WHAT TO PRODUCE:
Restate the data below word for word. Skip any images it contains.

COLLECTED MATERIAL:

————————

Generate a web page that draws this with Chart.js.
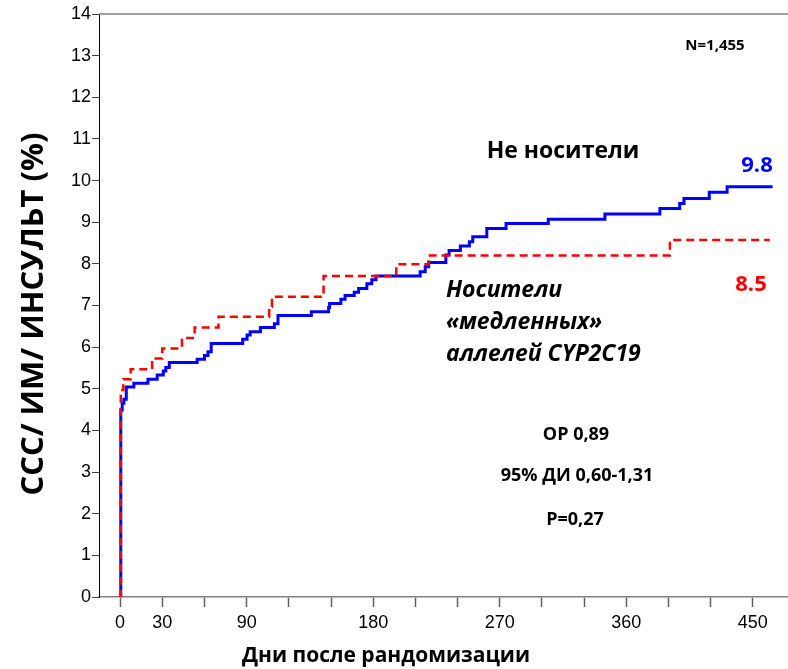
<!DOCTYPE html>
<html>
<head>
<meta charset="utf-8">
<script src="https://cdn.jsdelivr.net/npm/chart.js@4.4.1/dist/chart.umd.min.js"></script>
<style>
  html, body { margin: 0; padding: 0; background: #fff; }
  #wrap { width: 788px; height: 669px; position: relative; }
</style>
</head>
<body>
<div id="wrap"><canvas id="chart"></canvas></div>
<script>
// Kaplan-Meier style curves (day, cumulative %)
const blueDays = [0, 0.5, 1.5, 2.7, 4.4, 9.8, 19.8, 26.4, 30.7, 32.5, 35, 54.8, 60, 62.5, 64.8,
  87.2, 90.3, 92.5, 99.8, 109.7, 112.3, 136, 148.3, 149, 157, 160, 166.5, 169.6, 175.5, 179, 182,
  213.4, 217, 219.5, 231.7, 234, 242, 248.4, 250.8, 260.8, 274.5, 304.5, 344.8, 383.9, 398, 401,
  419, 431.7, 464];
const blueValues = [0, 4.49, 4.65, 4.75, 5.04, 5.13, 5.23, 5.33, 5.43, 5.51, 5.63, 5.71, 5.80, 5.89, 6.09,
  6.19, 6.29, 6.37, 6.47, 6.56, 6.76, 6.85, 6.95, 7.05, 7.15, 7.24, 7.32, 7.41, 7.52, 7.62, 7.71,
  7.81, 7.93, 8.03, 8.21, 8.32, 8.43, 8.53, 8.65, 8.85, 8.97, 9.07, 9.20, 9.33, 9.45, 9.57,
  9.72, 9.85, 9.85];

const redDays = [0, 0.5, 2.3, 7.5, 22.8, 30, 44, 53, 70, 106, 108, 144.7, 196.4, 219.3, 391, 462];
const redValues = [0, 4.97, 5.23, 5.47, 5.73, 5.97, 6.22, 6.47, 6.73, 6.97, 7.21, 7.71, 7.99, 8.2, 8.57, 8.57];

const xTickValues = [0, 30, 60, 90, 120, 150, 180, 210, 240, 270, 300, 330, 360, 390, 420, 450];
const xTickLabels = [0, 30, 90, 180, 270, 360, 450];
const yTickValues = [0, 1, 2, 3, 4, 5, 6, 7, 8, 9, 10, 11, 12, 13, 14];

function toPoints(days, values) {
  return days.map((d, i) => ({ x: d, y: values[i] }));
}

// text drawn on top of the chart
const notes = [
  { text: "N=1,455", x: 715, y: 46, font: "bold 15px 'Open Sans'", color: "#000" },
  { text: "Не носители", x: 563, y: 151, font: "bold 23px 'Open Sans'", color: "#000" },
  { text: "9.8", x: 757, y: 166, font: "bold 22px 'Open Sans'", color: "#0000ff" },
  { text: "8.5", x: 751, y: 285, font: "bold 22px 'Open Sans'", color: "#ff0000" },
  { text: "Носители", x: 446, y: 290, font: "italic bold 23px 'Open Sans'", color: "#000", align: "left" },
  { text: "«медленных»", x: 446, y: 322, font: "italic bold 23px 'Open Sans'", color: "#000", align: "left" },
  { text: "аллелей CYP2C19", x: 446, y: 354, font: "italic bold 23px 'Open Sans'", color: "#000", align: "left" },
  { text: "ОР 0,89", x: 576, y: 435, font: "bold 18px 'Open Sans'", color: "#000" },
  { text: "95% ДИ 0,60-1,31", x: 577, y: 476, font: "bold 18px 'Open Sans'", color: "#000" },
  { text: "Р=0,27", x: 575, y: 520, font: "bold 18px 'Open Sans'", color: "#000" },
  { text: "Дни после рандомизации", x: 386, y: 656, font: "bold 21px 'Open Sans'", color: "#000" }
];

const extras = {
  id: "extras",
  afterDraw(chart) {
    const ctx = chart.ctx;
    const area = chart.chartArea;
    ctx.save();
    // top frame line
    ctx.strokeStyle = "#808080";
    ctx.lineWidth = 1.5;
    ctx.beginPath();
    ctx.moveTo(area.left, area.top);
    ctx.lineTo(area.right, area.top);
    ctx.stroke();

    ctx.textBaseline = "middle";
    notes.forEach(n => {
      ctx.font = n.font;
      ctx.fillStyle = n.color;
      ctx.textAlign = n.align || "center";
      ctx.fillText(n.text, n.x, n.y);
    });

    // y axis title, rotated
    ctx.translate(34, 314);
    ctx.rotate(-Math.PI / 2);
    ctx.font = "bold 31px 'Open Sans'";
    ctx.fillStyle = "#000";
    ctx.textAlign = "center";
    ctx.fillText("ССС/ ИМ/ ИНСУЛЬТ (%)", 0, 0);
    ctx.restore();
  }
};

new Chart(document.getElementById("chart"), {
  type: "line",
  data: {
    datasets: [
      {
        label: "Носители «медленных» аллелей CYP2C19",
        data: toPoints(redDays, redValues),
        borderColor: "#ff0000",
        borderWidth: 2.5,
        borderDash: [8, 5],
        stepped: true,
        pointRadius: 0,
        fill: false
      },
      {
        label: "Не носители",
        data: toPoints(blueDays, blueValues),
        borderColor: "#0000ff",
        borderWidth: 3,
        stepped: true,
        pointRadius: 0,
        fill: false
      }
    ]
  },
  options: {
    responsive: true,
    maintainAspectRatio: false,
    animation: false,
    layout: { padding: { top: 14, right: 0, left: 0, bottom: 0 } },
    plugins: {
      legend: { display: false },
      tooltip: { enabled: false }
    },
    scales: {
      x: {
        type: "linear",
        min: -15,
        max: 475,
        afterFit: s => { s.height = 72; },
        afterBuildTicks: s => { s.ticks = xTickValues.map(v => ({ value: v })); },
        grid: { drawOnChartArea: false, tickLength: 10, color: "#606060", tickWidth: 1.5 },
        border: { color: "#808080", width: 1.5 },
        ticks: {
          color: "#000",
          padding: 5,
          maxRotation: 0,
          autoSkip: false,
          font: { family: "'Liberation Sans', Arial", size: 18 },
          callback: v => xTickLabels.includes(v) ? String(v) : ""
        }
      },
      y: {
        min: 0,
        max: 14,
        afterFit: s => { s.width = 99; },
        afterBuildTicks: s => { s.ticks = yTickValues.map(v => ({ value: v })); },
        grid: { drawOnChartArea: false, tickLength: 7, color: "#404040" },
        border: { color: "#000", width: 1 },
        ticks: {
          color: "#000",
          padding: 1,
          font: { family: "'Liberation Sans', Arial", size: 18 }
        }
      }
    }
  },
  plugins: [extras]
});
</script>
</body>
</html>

————————

REPLY:
Generate a web page that draws this with Chart.js.
<!DOCTYPE html>
<html>
<head>
<meta charset="utf-8">
<script src="https://cdn.jsdelivr.net/npm/chart.js@4.4.1/dist/chart.umd.min.js"></script>
<style>
  html, body { margin: 0; padding: 0; background: #fff; }
  #wrap { width: 788px; height: 669px; position: relative; }
</style>
</head>
<body>
<div id="wrap"><canvas id="chart"></canvas></div>
<script>
// Kaplan-Meier style curves (day, cumulative %)
const blueDays = [0, 0.5, 1.5, 2.7, 4.4, 9.8, 19.8, 26.4, 30.7, 32.5, 35, 54.8, 60, 62.5, 64.8,
  87.2, 90.3, 92.5, 99.8, 109.7, 112.3, 136, 148.3, 149, 157, 160, 166.5, 169.6, 175.5, 179, 182,
  213.4, 217, 219.5, 231.7, 234, 242, 248.4, 250.8, 260.8, 274.5, 304.5, 344.8, 383.9, 398, 401,
  419, 431.7, 464];
const blueValues = [0, 4.49, 4.65, 4.75, 5.04, 5.13, 5.23, 5.33, 5.43, 5.51, 5.63, 5.71, 5.80, 5.89, 6.09,
  6.19, 6.29, 6.37, 6.47, 6.56, 6.76, 6.85, 6.95, 7.05, 7.15, 7.24, 7.32, 7.41, 7.52, 7.62, 7.71,
  7.81, 7.93, 8.03, 8.21, 8.32, 8.43, 8.53, 8.65, 8.85, 8.97, 9.07, 9.20, 9.33, 9.45, 9.57,
  9.72, 9.85, 9.85];

const redDays = [0, 0.5, 2.3, 7.5, 22.8, 30, 44, 53, 70, 106, 108, 144.7, 196.4, 219.3, 391, 462];
const redValues = [0, 4.97, 5.23, 5.47, 5.73, 5.97, 6.22, 6.47, 6.73, 6.97, 7.21, 7.71, 7.99, 8.2, 8.57, 8.57];

const xTickValues = [0, 30, 60, 90, 120, 150, 180, 210, 240, 270, 300, 330, 360, 390, 420, 450];
const xTickLabels = [0, 30, 90, 180, 270, 360, 450];
const yTickValues = [0, 1, 2, 3, 4, 5, 6, 7, 8, 9, 10, 11, 12, 13, 14];

function toPoints(days, values) {
  return days.map((d, i) => ({ x: d, y: values[i] }));
}

// text drawn on top of the chart
const notes = [
  { text: "N=1,455", x: 715, y: 46, font: "bold 15px 'Open Sans'", color: "#000" },
  { text: "Не носители", x: 563, y: 151, font: "bold 23px 'Open Sans'", color: "#000" },
  { text: "9.8", x: 757, y: 166, font: "bold 22px 'Open Sans'", color: "#0000ff" },
  { text: "8.5", x: 751, y: 285, font: "bold 22px 'Open Sans'", color: "#ff0000" },
  { text: "Носители", x: 446, y: 290, font: "italic bold 23px 'Open Sans'", color: "#000", align: "left" },
  { text: "«медленных»", x: 446, y: 322, font: "italic bold 23px 'Open Sans'", color: "#000", align: "left" },
  { text: "аллелей CYP2C19", x: 446, y: 354, font: "italic bold 23px 'Open Sans'", color: "#000", align: "left" },
  { text: "ОР 0,89", x: 576, y: 435, font: "bold 18px 'Open Sans'", color: "#000" },
  { text: "95% ДИ 0,60-1,31", x: 577, y: 476, font: "bold 18px 'Open Sans'", color: "#000" },
  { text: "Р=0,27", x: 575, y: 520, font: "bold 18px 'Open Sans'", color: "#000" },
  { text: "Дни после рандомизации", x: 386, y: 656, font: "bold 21px 'Open Sans'", color: "#000" }
];

const extras = {
  id: "extras",
  afterDraw(chart) {
    const ctx = chart.ctx;
    const area = chart.chartArea;
    ctx.save();
    // top frame line
    ctx.strokeStyle = "#808080";
    ctx.lineWidth = 1.5;
    ctx.beginPath();
    ctx.moveTo(area.left, area.top);
    ctx.lineTo(area.right, area.top);
    ctx.stroke();

    ctx.textBaseline = "middle";
    notes.forEach(n => {
      ctx.font = n.font;
      ctx.fillStyle = n.color;
      ctx.textAlign = n.align || "center";
      ctx.fillText(n.text, n.x, n.y);
    });

    // y axis title, rotated
    ctx.translate(34, 314);
    ctx.rotate(-Math.PI / 2);
    ctx.font = "bold 31px 'Open Sans'";
    ctx.fillStyle = "#000";
    ctx.textAlign = "center";
    ctx.fillText("ССС/ ИМ/ ИНСУЛЬТ (%)", 0, 0);
    ctx.restore();
  }
};

new Chart(document.getElementById("chart"), {
  type: "line",
  data: {
    datasets: [
      {
        label: "Носители «медленных» аллелей CYP2C19",
        data: toPoints(redDays, redValues),
        borderColor: "#ff0000",
        borderWidth: 2.5,
        borderDash: [8, 5],
        stepped: true,
        pointRadius: 0,
        fill: false
      },
      {
        label: "Не носители",
        data: toPoints(blueDays, blueValues),
        borderColor: "#0000ff",
        borderWidth: 3,
        stepped: true,
        pointRadius: 0,
        fill: false
      }
    ]
  },
  options: {
    responsive: true,
    maintainAspectRatio: false,
    animation: false,
    layout: { padding: { top: 14, right: 0, left: 0, bottom: 0 } },
    plugins: {
      legend: { display: false },
      tooltip: { enabled: false }
    },
    scales: {
      x: {
        type: "linear",
        min: -15,
        max: 475,
        afterFit: s => { s.height = 72; },
        afterBuildTicks: s => { s.ticks = xTickValues.map(v => ({ value: v })); },
        grid: { drawOnChartArea: false, tickLength: 10, color: "#606060", tickWidth: 1.5 },
        border: { color: "#808080", width: 1.5 },
        ticks: {
          color: "#000",
          padding: 5,
          maxRotation: 0,
          autoSkip: false,
          font: { family: "'Liberation Sans', Arial", size: 18 },
          callback: v => xTickLabels.includes(v) ? String(v) : ""
        }
      },
      y: {
        min: 0,
        max: 14,
        afterFit: s => { s.width = 99; },
        afterBuildTicks: s => { s.ticks = yTickValues.map(v => ({ value: v })); },
        grid: { drawOnChartArea: false, tickLength: 7, color: "#404040" },
        border: { color: "#000", width: 1 },
        ticks: {
          color: "#000",
          padding: 1,
          font: { family: "'Liberation Sans', Arial", size: 18 }
        }
      }
    }
  },
  plugins: [extras]
});
</script>
</body>
</html>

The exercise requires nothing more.